Walaupun demikian, bukan berarti ancaman kebebasan pers di Indonesia hanya berasal dari pemodal saja. Kini, menjelang dua dekade reformasi, ancaman kebebasan pers juga masih datang dari pemerintah dan kelompok masyarakat. Adanya wacana pemerintah untuk merevitalisasi Dewan Pers untuk punya hak membredel media juga menjadi ancaman. "Suara-suara seperti itu ada, tapi akan kalah dengan kekuatan civil society," kata Bambang Muryanto. Di sisi lain, adanya intimidasi dan tekanan mental dari kelompok masyarakat masih dirasakan jurnalis saat melakukan peliputan pada kasus tertentu. "Misal saat kita meliput di UIN Jogja dalam kasus pembubaran pemutaran film Senyap, banyak Ormas yang pandangan matanya sangat tajam ke wartawan, mereka menduga kita wartawan komunis, ancamannya tidak secara fisik tapi psikologis," ujar Yaya, jurnalis Media Indonesia. Kasus yang masih hangat ialah adanya penyerangan kelompok masyarakat pada acara talkshow di Stasiun TV SBO Surabaya beberapa waktu lalu. Kasus tersebut tentu sangat melukai kebebasan pers di Indonesia dimana sebagai negara demokrasi yang seharusnya menjunjung tinggi nilai kebebasan pers tapi ternyata malah dinodai perilaku premanisme terhadap pers.

Memang, secara garis besar penerapan kebebasan pers di Indonesia saat ini mulai membaik, setidaknya itulah yang kini dirasakan para jurnalis jika dibandingkan dengan era orde baru. Semangat demokratisasi media harus diarahkan pada peningkatan kualitas kebebasan pers. Ancaman utama dari pemodal menjadi persoalan utama kebebasan pers di era reformasi yang sudah tentu menjadi persoalan bersama.Optimisme akan penerapan kebebasan pers yang lebih baik akan selalu ada selama masyarakat, media dan pemerintah memahami salah satu esensi utama demokrasi yakni menjunjung tinggi dan menghargai kebebasan pers.

Akhir sekali melalui tulisan ini, saya mengucapkan selamat hari kebebasan pers sedunia.
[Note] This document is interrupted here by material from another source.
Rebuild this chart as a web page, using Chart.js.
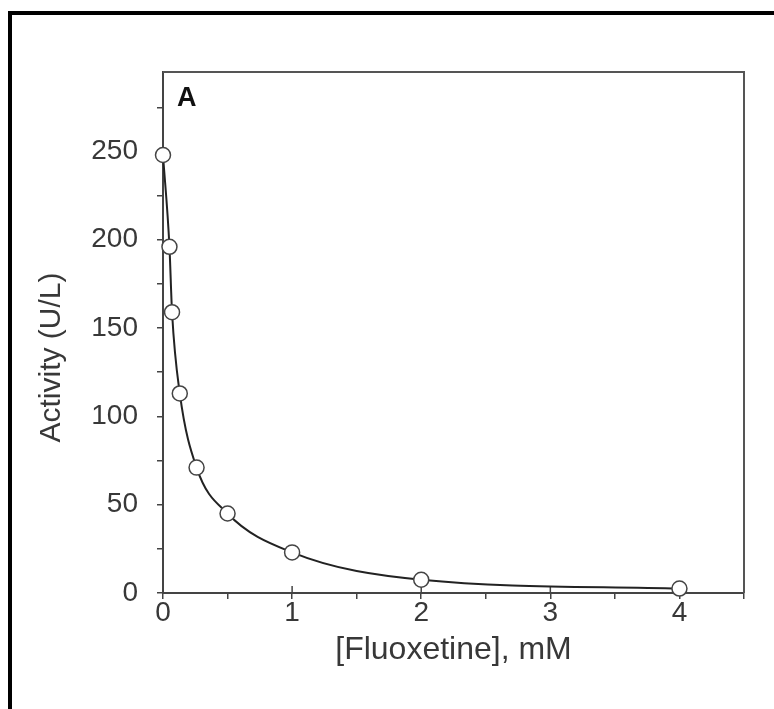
<!DOCTYPE html>
<html>
<head>
<meta charset="utf-8">
<script src="https://cdn.jsdelivr.net/npm/chart.js@4.4.1/dist/chart.umd.min.js"></script>
<style>
  html, body { margin: 0; padding: 0; background: #fff; }
  #wrap { width: 774px; height: 709px; position: relative; }
</style>
</head>
<body>
<div id="wrap"><canvas id="grafico"></canvas></div>
<script>
// Fluoxetine inhibition curve (panel A)
const fluoxetina = [0, 0.05, 0.07, 0.13, 0.26, 0.5, 1, 2, 4];
const atividade = [248, 196, 159, 113, 71, 45, 23, 7.5, 2.5];
const ticksX = [0, 1, 2, 3, 4];
const ticksY = [0, 50, 100, 150, 200, 250];

const corTexto = '#383838';
const corEixo = '#444';
const fonte = '"Liberation Sans", Arial, sans-serif';

// moldura externa, topo/direita do quadro e letra do painel
const molduraPlugin = {
    id: 'moldura',
    beforeDraw(chart) {
        const c = chart.ctx;
        c.save();
        c.fillStyle = '#fff';
        c.fillRect(0, 0, chart.width, chart.height);
        c.fillStyle = '#000';
        c.fillRect(8, 11, chart.width - 8, 4);
        c.fillRect(8, 11, 4, chart.height - 11);
        c.restore();
    },
    beforeDatasetsDraw(chart) {
        const a = chart.chartArea;
        const c = chart.ctx;
        c.save();
        c.strokeStyle = '#555';
        c.lineWidth = 2;
        c.beginPath();
        c.moveTo(a.left, a.top);
        c.lineTo(a.right, a.top);
        c.lineTo(a.right, a.bottom);
        c.stroke();
        // marcas maiores do eixo x cruzam a linha do eixo
        const sx = chart.scales.x;
        c.strokeStyle = corEixo;
        c.lineWidth = 1.5;
        ticksX.forEach(v => {
            const px = sx.getPixelForValue(v);
            c.beginPath();
            c.moveTo(px, a.bottom);
            c.lineTo(px, a.bottom - 7);
            c.stroke();
        });
        c.fillStyle = '#111';
        c.font = 'bold 27px ' + fonte;
        c.textBaseline = 'alphabetic';
        c.fillText('A', a.left + 14, a.top + 34);
        c.restore();
    }
};

new Chart(document.getElementById('grafico').getContext('2d'), {
    type: 'scatter',
    data: {
        datasets: [{
            label: 'Activity',
            data: fluoxetina.map((x, i) => ({ x: x, y: atividade[i] })),
            showLine: true,
            cubicInterpolationMode: 'monotone',
            borderColor: '#222',
            borderWidth: 2,
            pointRadius: 7.5,
            pointBackgroundColor: '#fff',
            pointBorderColor: '#444',
            pointBorderWidth: 1.5,
            clip: false
        }]
    },
    plugins: [molduraPlugin],
    options: {
        responsive: true,
        maintainAspectRatio: false,
        animation: false,
        layout: { padding: { left: 0, right: 30, top: 72, bottom: 0 } },
        plugins: {
            legend: { display: false },
            tooltip: { enabled: false }
        },
        scales: {
            x: {
                type: 'linear',
                min: 0,
                max: 4.5,
                afterFit(scale) { scale.height = 709 - 593; },
                afterBuildTicks(scale) {
                    scale.ticks = scale.ticks.filter(t => Math.abs(t.value * 2 - Math.round(t.value * 2)) < 1e-6);
                },
                ticks: {
                    stepSize: 0.5,
                    color: corTexto,
                    font: { size: 28, family: fonte },
                    padding: -3,
                    maxRotation: 0,
                    autoSkip: false,
                    callback: function(value) {
                        return ticksX.includes(value) ? String(value) : '';
                    }
                },
                grid: { drawOnChartArea: false, drawTicks: true, tickLength: 6, color: corEixo, lineWidth: 1.5 },
                border: { display: true, color: corEixo, width: 2 },
                title: {
                    display: true,
                    text: '[Fluoxetine], mM',
                    color: corTexto,
                    font: { size: 32, family: fonte },
                    padding: { top: 0, bottom: 40 }
                }
            },
            y: {
                type: 'linear',
                min: 0,
                max: 295,
                afterFit(scale) { scale.width = 163; },
                afterBuildTicks(scale) {
                    scale.ticks = scale.ticks.filter(t => t.value % 25 === 0);
                },
                ticks: {
                    stepSize: 25,
                    color: corTexto,
                    font: { size: 28, family: fonte },
                    padding: 19,
                    autoSkip: false,
                    callback: function(value) {
                        return ticksY.includes(value) ? String(value) : '';
                    }
                },
                grid: { drawOnChartArea: false, drawTicks: true, tickLength: 6, color: corEixo, lineWidth: 1.5 },
                border: { display: true, color: corEixo, width: 2 },
                title: {
                    display: true,
                    text: 'Activity (U/L)      ',
                    color: corTexto,
                    font: { size: 30, family: fonte },
                    padding: { top: 34, bottom: 0 }
                }
            }
        }
    }
});
</script>
</body>
</html>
Semoga dengan adanya peringatan ini, bukan hanya menjadi peringatan seremonial semata tiap tahunnya, melainkan dapat menjadi semangat bagi seluruh pihak untuk mendorong terwujudnya kebebasan pers sebaik-baiknya di dunia pada umumnya dan di Indonesia pada khususnya. Ingat, informasi adalah oksigen demokrasi.